7. Thankful for loss

Losing something feels like we’ve lost part of ourselves. Maybe that’s a good thing. Maybe it’s a part of us we don’t need anymore. Maybe it never fit right to begin with. Or maybe it’s our ego losing a little of its grip, surrendering a little more from trying to control everything. Experiencing loss allows us to ask important questions – Was I open and vulnerable? Did I try my best? Did I give everything I was capable of giving? Where am I feeling this loss? And those answers tell us how far along we are in our journey toward mindful living.
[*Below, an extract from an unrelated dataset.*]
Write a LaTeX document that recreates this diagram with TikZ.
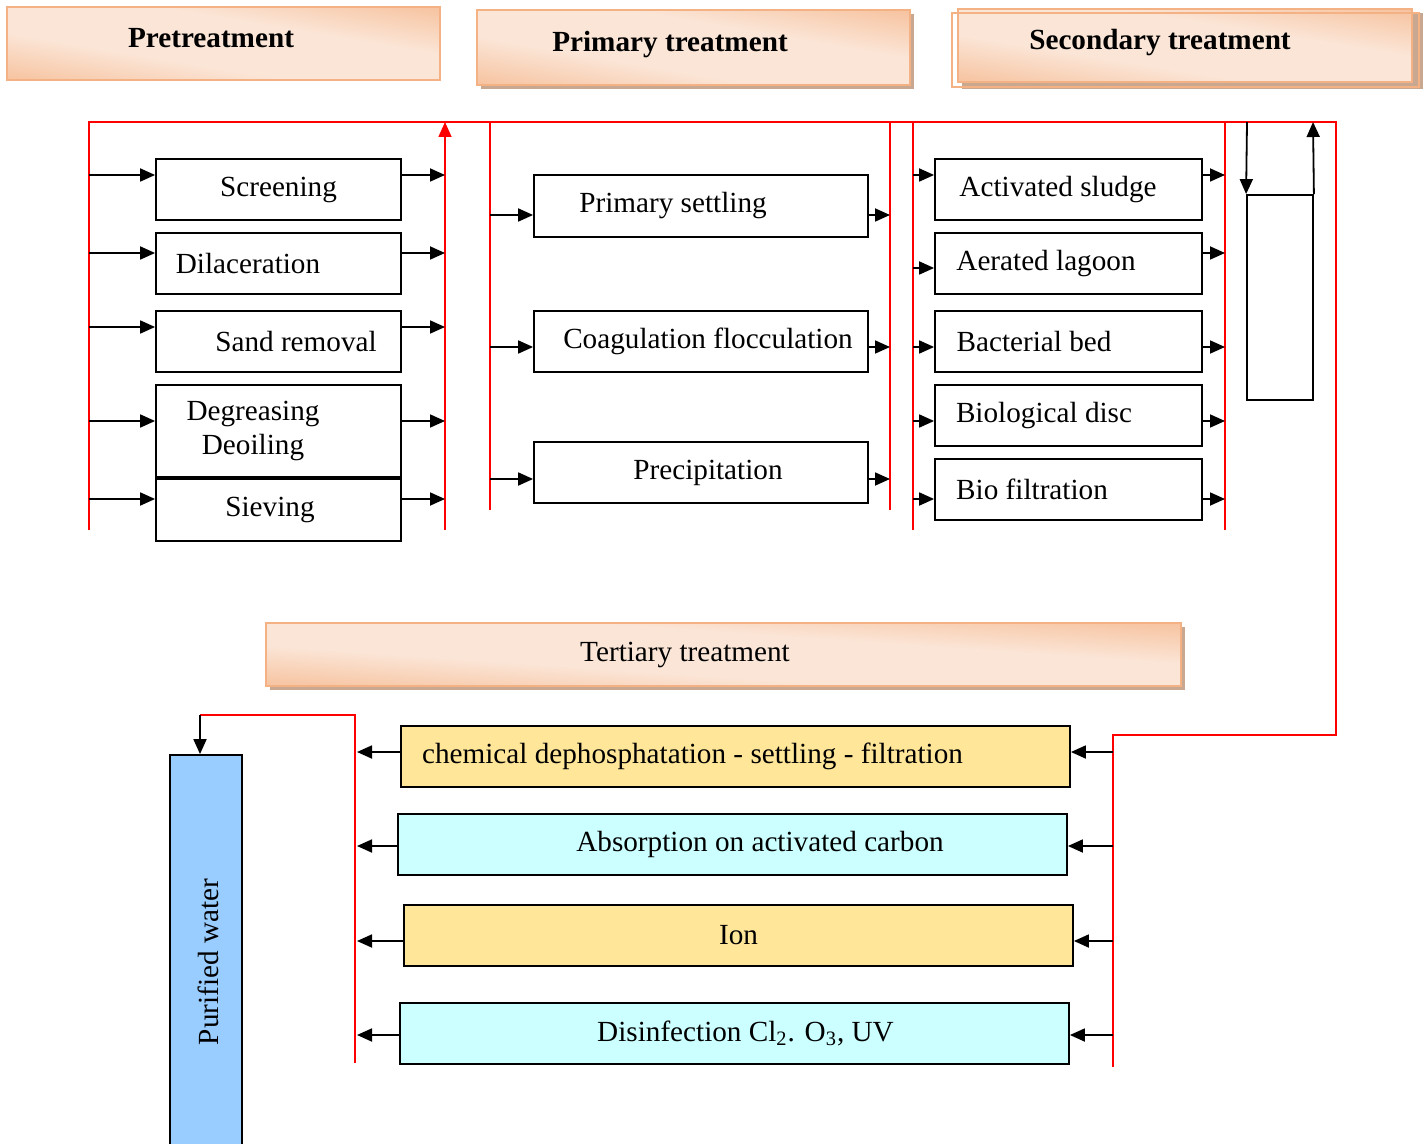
\documentclass[tikz,border=0pt]{standalone}
\usepackage{fontspec}
\setmainfont{Liberation Serif}
\usetikzlibrary{arrows.meta}
\definecolor{hdark}{HTML}{F4B183}
\definecolor{hlight}{HTML}{FBE5D6}
\definecolor{shadc}{HTML}{C8A890}
\definecolor{tyel}{HTML}{FFE699}
\definecolor{tcyan}{HTML}{CCFFFF}
\definecolor{pwblue}{HTML}{99CCFF}
\pgfdeclareverticalshading{hdrsh}{100bp}{color(0bp)=(hdark); color(20bp)=(hdark); color(42bp)=(hlight); color(58bp)=(hlight); color(80bp)=(hdark); color(100bp)=(hdark)}
% #1,#2 = top-left corner, #3,#4 = bottom-right corner (px), #5 = angle, #6 = half height, #7 = half width
\newcommand\hdrgrad[7]{%
  \begin{scope}
    \clip (#1,#2) rectangle (#3,#4);
    \begin{scope}[transform canvas={rotate around={#5:({(#1+#3)/2},{(#2+#4)/2})}}]
      \shade[shading=hdrsh] ({(#1+#3)/2-#7},{(#2+#4)/2-#6}) rectangle ({(#1+#3)/2+#7},{(#2+#4)/2+#6});
    \end{scope}
  \end{scope}}
\begin{document}
\begin{tikzpicture}[x=0.5pt,y=-0.5pt,
  txt/.style={font=\fontsize{14.6}{17}\selectfont},
  hfont/.style={font=\bfseries\fontsize{14.6}{17}\selectfont},
  box/.style={draw=black, line width=0.9pt, inner sep=0pt},
  hdr/.style={draw=hdark, line width=1pt, inner sep=0pt},
  arr/.style={-{Triangle[length=7.5pt,width=6.5pt]}, line width=0.9pt},
  redln/.style={draw=red, line width=0.8pt},
  pbox/.style={box, minimum width=122.5pt, minimum height=30.5pt},
  mbox/.style={box, minimum width=167pt, minimum height=31pt},
  sbox/.style={box, minimum width=133.5pt, minimum height=30.5pt},
  tbox/.style={box, minimum width=334.5pt, minimum height=30.5pt}]
\useasboundingbox (0,0) rectangle (1428,1144);
\fill[white] (0,0) rectangle (1428,1144);

% headers
\hdrgrad{7}{7}{440}{80}{-9.57}{80}{320}
\node[hdr, minimum width=216.5pt, minimum height=36.5pt,
  label={[hfont, xshift=-6.25pt, yshift=2.75pt]center:Pretreatment}] (h1) at (223.5,43.5) {};

\fill[shadc] (481,14) rectangle (914,89);
\hdrgrad{477}{10}{910}{85}{-9.83}{82}{320}
\node[hdr, minimum width=216.5pt, minimum height=37.5pt,
  label={[hfont, xshift=-11.75pt, yshift=1.25pt]center:Primary treatment}] (h2) at (693.5,47.5) {};

\fill[shadc] (962,13) rectangle (1423,89);
\hdrgrad{958}{9}{1412}{82}{-9.13}{80}{330}
\node[hdr, minimum width=227pt, minimum height=36.5pt,
  label={[hfont, xshift=-12.5pt, yshift=1.25pt]center:Secondary treatment}] (h3) at (1185,45.5) {};
\draw[hdark, line width=1pt] (952,13) rectangle (1419,87);

\fill[shadc] (270,627) rectangle (1185,690);
\hdrgrad{266}{623}{1181}{686}{-3.94}{70}{520}
\node[hdr, minimum width=457.5pt, minimum height=31.5pt,
  label={[txt, xshift=-19.25pt]center:Tertiary treatment}] (h4) at (723.5,654.5) {};

% red frame lines
\draw[redln] (89,530) -- (89,122) -- (1336,122) -- (1336,735) -- (1113,735) -- (1113,1067);
\draw[redln, -{Triangle[length=7.5pt,width=6.5pt]}] (445,530) -- (445,122);
\draw[redln] (490,122) -- (490,510);
\draw[redln] (890,122) -- (890,510);
\draw[redln] (913,122) -- (913,530);
\draw[redln] (1225,122) -- (1225,530);
\draw[redln] (355,1063) -- (355,715) -- (200,715);

% pretreatment boxes
\node[pbox, label={[txt]center:Screening}] (scr) at (278.5,189.5) {};
\node[pbox, label={[txt, xshift=-15.25pt]center:Dilaceration}] (dil) at (278.5,263.5) {};
\node[pbox, label={[txt, xshift=8.75pt]center:Sand removal}] (sand) at (278.5,341.5) {};
\node[pbox, minimum height=46pt, label={[txt, align=center, xshift=-12.75pt]center:Degreasing\\Deoiling}] (deg) at (278.5,431) {};
\node[pbox, minimum height=31pt, label={[txt, xshift=-4.25pt]center:Sieving}] (siev) at (278.5,510) {};

\foreach \n/\y in {scr/175, dil/253, sand/327, deg/421, siev/499}{
  \draw[arr] (89,\y) -- (\n.west |- 0,\y);
  \draw[arr] (\n.east |- 0,\y) -- (445,\y);
}

% primary boxes
\node[mbox, label={[txt, xshift=-14pt]center:Primary settling}] (ps) at (701,206) {};
\node[mbox, minimum height=30.5pt, label={[txt, xshift=3.5pt]center:Coagulation flocculation}] (cf) at (701,341.5) {};
\node[mbox, minimum height=30.5pt, label={[txt, xshift=3.5pt]center:Precipitation}] (pr) at (701,472.5) {};
\foreach \n/\y in {ps/215, cf/347, pr/479}{
  \draw[arr] (490,\y) -- (\n.west |- 0,\y);
  \draw[arr] (\n.east |- 0,\y) -- (890,\y);
}

% secondary boxes
\node[sbox, label={[txt, xshift=-5.25pt]center:Activated sludge}] (as) at (1068.5,189.5) {};
\node[sbox, label={[txt, xshift=-11.25pt]center:Aerated lagoon}] (al) at (1068.5,263.5) {};
\node[sbox, label={[txt, xshift=-17.25pt]center:Bacterial bed}] (bb) at (1068.5,341.5) {};
\node[sbox, label={[txt, xshift=-12.25pt]center:Biological disc}] (bd) at (1068.5,415.5) {};
\node[sbox, label={[txt, xshift=-18.25pt]center:Bio filtration}] (bf) at (1068.5,489.5) {};
\foreach \n/\yi/\yo in {as/175/175, al/268/253, bb/347/347, bd/421/421, bf/499/499}{
  \draw[arr] (913,\yi) -- (\n.west |- 0,\yi);
  \draw[arr] (\n.east |- 0,\yo) -- (1225,\yo);
}

% right loop box
\node[box, minimum width=33pt, minimum height=102.5pt] (rb) at (1280,297.5) {};
\draw[arr] (1247,122) -- (rb.north west);
\draw[arr] (rb.north east) -- (1313,122);

% tertiary boxes
\node[tbox, fill=tyel, label={[txt, xshift=-21.5pt]center:chemical dephosphatation - settling - filtration}] (chem) at (735.5,756.5) {};
\node[tbox, fill=tcyan, label={[txt, xshift=13.75pt]center:Absorption on activated carbon}] (abs) at (732.5,844.5) {};
\node[tbox, fill=tyel, label={[txt]center:Ion}] (ion) at (738.5,935.5) {};
\node[tbox, fill=tcyan, label={[txt, xshift=5.5pt]center:Disinfection Cl\textsubscript{2}. O\textsubscript{3}, UV}] (dis) at (734.5,1033.5) {};
\foreach \n/\y in {chem/752, abs/846, ion/941, dis/1035}{
  \draw[arr] (1113,\y) -- (\n.east |- 0,\y);
  \draw[arr] (\n.west |- 0,\y) -- (357,\y);
}

% purified water
\node[box, fill=pwblue, minimum width=36pt, minimum height=200pt] (pw) at (206,955) {};
\node[txt, rotate=90] (pwt) at (208,962) {Purified water};
\draw[arr] (200,715) -- (pw.north -| 200,0);
\end{tikzpicture}
\end{document}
8. Thankful for the opportunity to help others

Every day we can wake up and ask how we can help someone else. What a joy! Our brains love when we help others; they send out chemicals that make us feel warm and accomplished and loved. Even at our lowest, there is someone lower. There is someone who can benefit from hearing our story, receiving the gifts we can offer, being told that we love them. Go and help someone when you’re feeling your worst. Go and help five people. You’ll feel better.

9. Thankful for every mistake and stumble on the way to here

I’ve made a lot of mistakes. There aren’t enough people in the world for me to count them on their hands and toes. But each mistake is an opportunity to learn. It’s an opportunity to be a little better the next time, to allow myself to be more open or kind or patient or vulnerable or courageous. Every moment is a teacher. Be thankful that life wants all of us to learn, all of the time. Starting there is the first lesson.

10. Thankful for this moment, here, right now

I’m extraordinarily sad at this moment. My stomach is uneasy. My back aches. I’m thirsty. And yet what would trying to wish for anything else get me? Nothing. This is all I have. I’m thankful for every feeling and thought and twitch and sound because they’re my life. If I want to be somewhere else, I’m missing out on everything I do have. I’m trading everything for nothing. All the pain, all the joy, all the laughter, all the tears, they’re what we have. Life is all of those things. And hoping for something else won’t change that. And I’m thankful. Because I want this.